Skandal Bank BJB mengindikasikan politikus Partai Keadilan Sejahtera terseret masalah kredit yang janggal. Mereka diduga kongkalikong dengan pejabat Bank BJB?dulu bernama Bank Jabar Banten?untuk mengatur pemberian kredit hingga ratusan miliar rupiah. Modus korupsi ini perlu dibongkar hingga tuntas karena tidak hanya merugikan negara, tapi juga berbahaya bagi perbankan.
Pemberian kredit itu jauh dari prinsip hati-hati, seperti yang terjadi pada kasus PT Cipta Inti Parmindo di Surabaya. Perusahaan ini mengajukan permohonan kredit Rp 76 miliar kepada Bank BJB untuk menambah modal kerja. Jaminan yang diajukan hanya beberapa lembar surat yang memastikan perusahaan itu mendapat proyek di sejumlah kementerian.
Anehnya, Bank BJB menyetujuinya, bahkan menaikkan plafonnya menjadi Rp 250 miliar. Belakangan diketahui, uang itu tidak dipakai untuk mengembangkan usaha, melainkan diduga digunakan buat menyuap pejabat dan antek-anteknya untuk mendapatkan proyek lain di pemerintahan. Transaksi keuangan PT Cipta menunjukkan, uang di antaranya disetor ke Ahmad Fathanah, orang kepercayaan mantan Presiden PKS Luthfi Hasan Ishaaq. Fathanah dan Luthfi kini meringkuk di ruang tahanan Komisi Pemberantasan Korupsi karena terlibat kasus suap daging impor.
Terungkap pula aliran duit kepada Elda Devianne Adiningrat, bekas Ketua Asosiasi Benih Indonesia. Elda kini dicegah ke luar negeri atas permintaan KPK karena dianggap mengetahui suap Ahmad Fathanah dan Luthfi. Kejaksaan Agung telah menetapkan Elda sebagai tersangka kasus "pembobolan" Bank BJB.
Jangan heran bila orang lalu mengaitkan kasus ini dengan Gubernur Jawa Barat Ahmad Heryawan alias Aher, yang kebetulan juga tokoh PKS. Posisi Aher penting karena sebagian saham Bank BJB dimiliki oleh Pemerintah Provinsi Jawa Barat.
Aher semakin disorot lantaran kasus serupa muncul di Sukabumi. PT Alpindo Mitra Baja, perusahaan penyedia suku cadang alat berat, mendapat kredit Rp 38,7 miliar dari Bank BJB. Perusahaan ini dimiliki Ayep Zaki, yang disebut-sebut sebagai simpatisan PKS. Dana itu akan dipakai sebagai pinjaman karyawan yang terhimpun dalam Koperasi Bina Usaha-unit bisnis di bawah Alpindo. Tapi dokumen kreditnya banyak mengandung kejanggalan. Gaji karyawan ditinggikan agar sesuai dengan plafon kredit. Setelah kredit disetujui, hanya sedikit duit yang mengalir ke karyawan.

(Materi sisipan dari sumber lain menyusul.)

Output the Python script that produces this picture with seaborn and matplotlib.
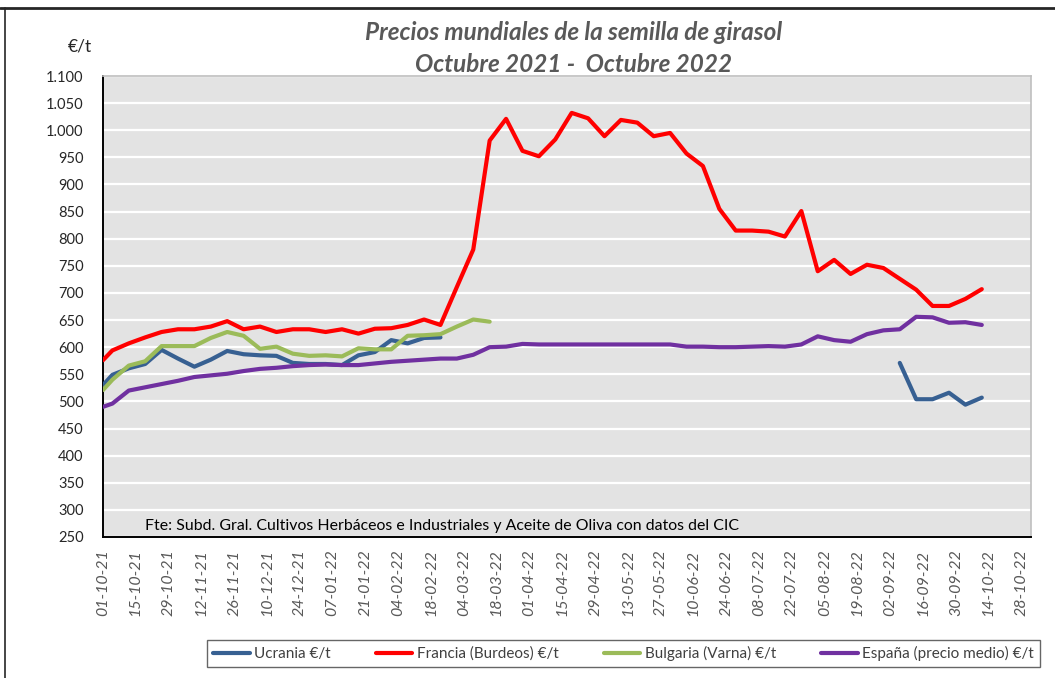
import matplotlib
matplotlib.use("Agg")
import matplotlib.pyplot as plt
from matplotlib.lines import Line2D
import numpy as np
import pandas as pd
import seaborn as sns

# datos semanales (primer punto 01-10-21, luego martes)
fechas = [pd.Timestamp("2021-10-01")] + list(pd.date_range("2021-10-05", periods=54, freq="7D"))

ucrania = [530, 549, 561, 569, 595, 579, 564, 577, 593, 587, 585, 584, 571, 569, 569, 567,
           585, 591, 613, 607, 617, 618] + [np.nan] * 27 + [571, 504, 504, 516, 494, 507]
francia = [576, 594, 607, 618, 628, 633, 633, 638, 648, 633, 638, 628, 633, 633, 628, 633,
           625, 634, 635, 641, 651, 641, 711, 780, 981, 1021, 962, 952, 983, 1032, 1022, 989,
           1019, 1014, 989, 995, 957, 934, 855, 815, 815, 813, 804, 851, 740, 761, 735, 752,
           746, 726, 706, 676, 676, 689, 707]
bulgaria = [521, 540, 566, 574, 602, 602, 602, 617, 628, 621, 597, 601, 588, 584, 585, 583,
            598, 596, 596, 621, 622, 624, 638, 651, 647] + [np.nan] * 30
espana = [490, 496, 520, 526, 532, 538, 545, 548, 551, 556, 560, 562, 565, 567, 568, 567,
          567, 570, 573, 575, 577, 579, 579, 586, 600, 601, 606, 605, 605, 605, 605, 605,
          605, 605, 605, 605, 601, 601, 600, 600, 601, 602, 601, 605, 620, 613, 610, 624,
          631, 633, 656, 655, 645, 646, 641]

series = ["Ucrania €/t", "Francia (Burdeos) €/t", "Bulgaria (Varna) €/t", "España (precio medio) €/t"]
colores = ["#376092", "#FF0000", "#9BBB59", "#7030A0"]
y_ticks = list(range(250, 1101, 50))
x_ticks = pd.date_range("2021-10-01", "2022-10-28", freq="14D")

frames = []
for nombre, valores in zip(series, [ucrania, francia, bulgaria, espana]):
    s = pd.Series(valores, dtype=float)
    df = pd.DataFrame({"fecha": fechas, "precio": s, "serie": nombre, "tramo": s.isna().cumsum()})
    frames.append(df.dropna())
data = pd.concat(frames, ignore_index=True)
data["unidad"] = data["serie"] + "_" + data["tramo"].astype(str)

sns.set_style("white")
plt.rcParams["font.family"] = ["Lato", "DejaVu Sans"]

fig = plt.figure(figsize=(10.55, 6.78), dpi=100)
ax = fig.add_axes([103 / 1055, 1 - 537 / 678, (1031 - 103) / 1055, (537 - 76) / 678])
ax.set_facecolor("#E3E3E3")

sns.lineplot(
    data=data, x="fecha", y="precio", hue="serie", hue_order=series,
    palette=colores, units="unidad", estimator=None, linewidth=3.0,
    legend=False, ax=ax, zorder=3,
)

ax.set_ylim(250, 1100)
ax.set_yticks(y_ticks)
ax.set_yticklabels([f"{v:,}".replace(",", ".") for v in y_ticks], fontsize=10.5, color="#262626")
ax.set_xlim(pd.Timestamp("2021-10-01"), pd.Timestamp("2022-11-01"))
ax.set_xticks(x_ticks)
ax.set_xticklabels([d.strftime("%d-%m-%y") for d in x_ticks], rotation=90,
                   fontsize=11.5, color="#595959", style="italic")
ax.tick_params(axis="y", length=0, pad=14)
ax.tick_params(axis="x", length=5, width=1.2, color="black", direction="out", pad=4)
ax.grid(axis="y", color="white", linewidth=1.6)
ax.set_axisbelow(True)
ax.set_xlabel("")
ax.set_ylabel("")

for lado in ["top", "right"]:
    ax.spines[lado].set_color("#BFBFBF")
    ax.spines[lado].set_linewidth(1.2)
for lado in ["left", "bottom"]:
    ax.spines[lado].set_color("black")
    ax.spines[lado].set_linewidth(1.4)

fig.text(145 / 1055, 1 - 526 / 678,
         "Fte: Subd. Gral. Cultivos Herbáceos e Industriales y Aceite de Oliva con datos del CIC",
         fontsize=11.4, color="black", va="center", ha="left")

fig.text(574 / 1055, 1 - 33 / 678, "Precios mundiales de la semilla de girasol",
         fontsize=17.5, fontweight="bold", style="italic", color="#595959", ha="center", va="center")
fig.text(574 / 1055, 1 - 64 / 678, "Octubre 2021 -  Octubre 2022",
         fontsize=17.5, fontweight="bold", style="italic", color="#595959", ha="center", va="center")
fig.text(80 / 1055, 1 - 47 / 678, "€/t", fontsize=12.5, color="#262626", ha="center", va="center")

handles = [Line2D([0], [0], color=c, linewidth=3.0) for c in colores]
leg = fig.legend(handles, series, loc="lower left", ncol=4, mode="expand",
                 bbox_to_anchor=(207 / 1055, 1 - 667 / 678, (1040 - 207) / 1055, 35 / 678),
                 frameon=True, fancybox=False, edgecolor="#404040", fontsize=11,
                 handlelength=2.4, handletextpad=0.3, borderaxespad=0)
leg.get_frame().set_linewidth(1.0)
for t in leg.get_texts():
    t.set_color("#404040")

# marco exterior del gráfico
fig.add_artist(Line2D([0, 1], [1 - 8 / 678, 1 - 8 / 678], color="#262626", linewidth=2.0,
                      transform=fig.transFigure))
fig.add_artist(Line2D([5 / 1055, 5 / 1055], [0, 1 - 8 / 678], color="#262626", linewidth=1.2,
                      transform=fig.transFigure))

fig.savefig("out.png", dpi=100)
plt.close(fig)
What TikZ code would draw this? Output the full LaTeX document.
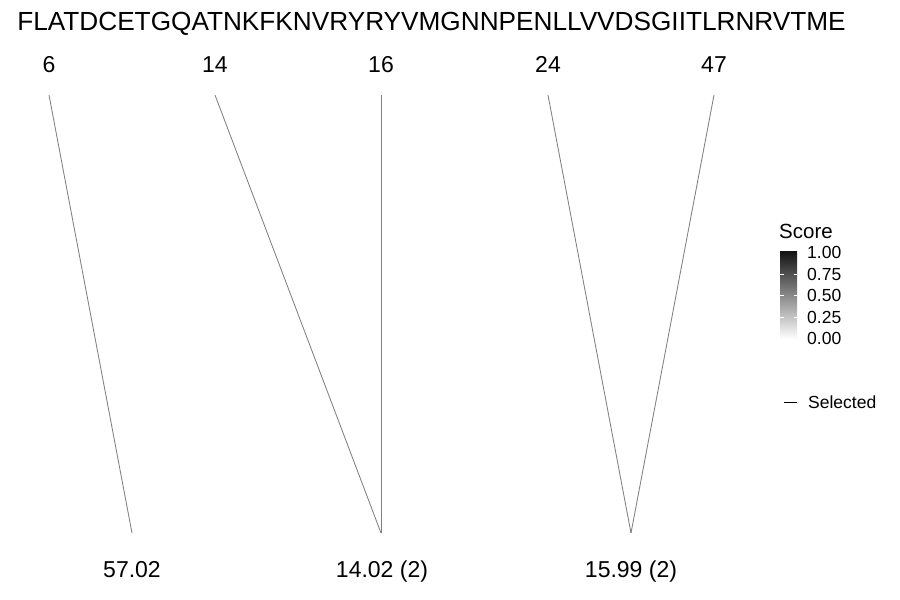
\documentclass[tikz,border=0pt]{standalone}
\usepackage{fontspec}
\setmainfont{Liberation Sans}
\begin{document}
\begin{tikzpicture}[x=1pt,y=-1pt,
  txt/.style={inner sep=0pt,anchor=base},
  seqtxt/.style={txt,font=\fontsize{26.2}{27}\selectfont},
  postxt/.style={txt,font=\fontsize{23}{23}\selectfont},
  masstxt/.style={txt,font=\fontsize{23}{23}\selectfont},
  legtitle/.style={inner sep=0pt,anchor=base west,font=\fontsize{20.5}{21}\selectfont},
  legtxt/.style={inner sep=0pt,anchor=base west,font=\fontsize{17.5}{18}\selectfont},
  link/.style={draw=black!50,line width=0.85pt},
]
\useasboundingbox (0,0) rectangle (900,600);
% sequence
\node[seqtxt] (seq) at (431.5,30) {FLATDCETGQATNKFKNVRYRYVMGNNPENLLVVDSGIITLRNRVTME};
% positions
\node[postxt] (p6) at (49,72) {6};
\node[postxt] (p14) at (215,72) {14};
\node[postxt] (p16) at (381,72) {16};
\node[postxt] (p24) at (548,72) {24};
\node[postxt] (p47) at (714,72) {47};
% line ends
\coordinate (t6) at (49,95);
\coordinate (t14) at (215,95);
\coordinate (t16) at (381,95);
\coordinate (t24) at (548,95);
\coordinate (t47) at (714,95);
\coordinate (b1) at (132,533);
\coordinate (b2) at (381,533);
\coordinate (b3) at (631,533);
\draw[link] (t6) -- (b1);
\draw[link] (t14) -- (b2);
\draw[link] (t16) -- (b2);
\draw[link] (t24) -- (b3);
\draw[link] (t47) -- (b3);
% masses
\node[masstxt] (m1) at (132,577) {57.02};
\node[masstxt] (m2) at (382,577) {14.02 (2)};
\node[masstxt] (m3) at (631,577) {15.99 (2)};
% legend
\node[legtitle] (score) at (779,238) {Score};
\shade[top color=black!93,bottom color=white] (780,251) rectangle (797,339);
\foreach \yy in {274,295.5,317}{
  \draw[white,line width=0.6pt] (780,\yy) -- (783.5,\yy);
  \draw[white,line width=0.6pt] (793.5,\yy) -- (797,\yy);
}
\node[legtxt] (l100) at (807,258.5) {1.00};
\node[legtxt] (l075) at (807,280) {0.75};
\node[legtxt] (l050) at (807,301.5) {0.50};
\node[legtxt] (l025) at (807,323) {0.25};
\node[legtxt] (l000) at (807,344.5) {0.00};
\coordinate (s1) at (784,402);
\coordinate (s2) at (797,402);
\draw[draw=black,line width=0.6pt] (s1) -- (s2);
\node[legtxt] (sel) at (808,408) {Selected};
\end{tikzpicture}
\end{document}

Penegak hukum semestinya segera membongkar kasus Alpindo, seperti halnya kredit PT Cipta di Surabaya. Temuan tim pengawasan BI jelas menunjukkan adanya sederet kejanggalan dalam pemberian itu. Jika kejaksaan memang belum memegang kasus tersebut, Komisi Pemberantasan Korupsi sebaiknya turun tangan. Soalnya, pemberian kredit yang serampangan akan membahayakan perbankan.
Pusat Pelaporan dan Analisis Transaksi Keuangan juga perlu membantu membongkar aliran dana kasus kredit Bank BJB, termasuk yang diduga mengalir ke petinggi partai. Bagaimanapun, korupsi tetaplah korupsi kendati sering dibalut kepentingan politik ataupun partai.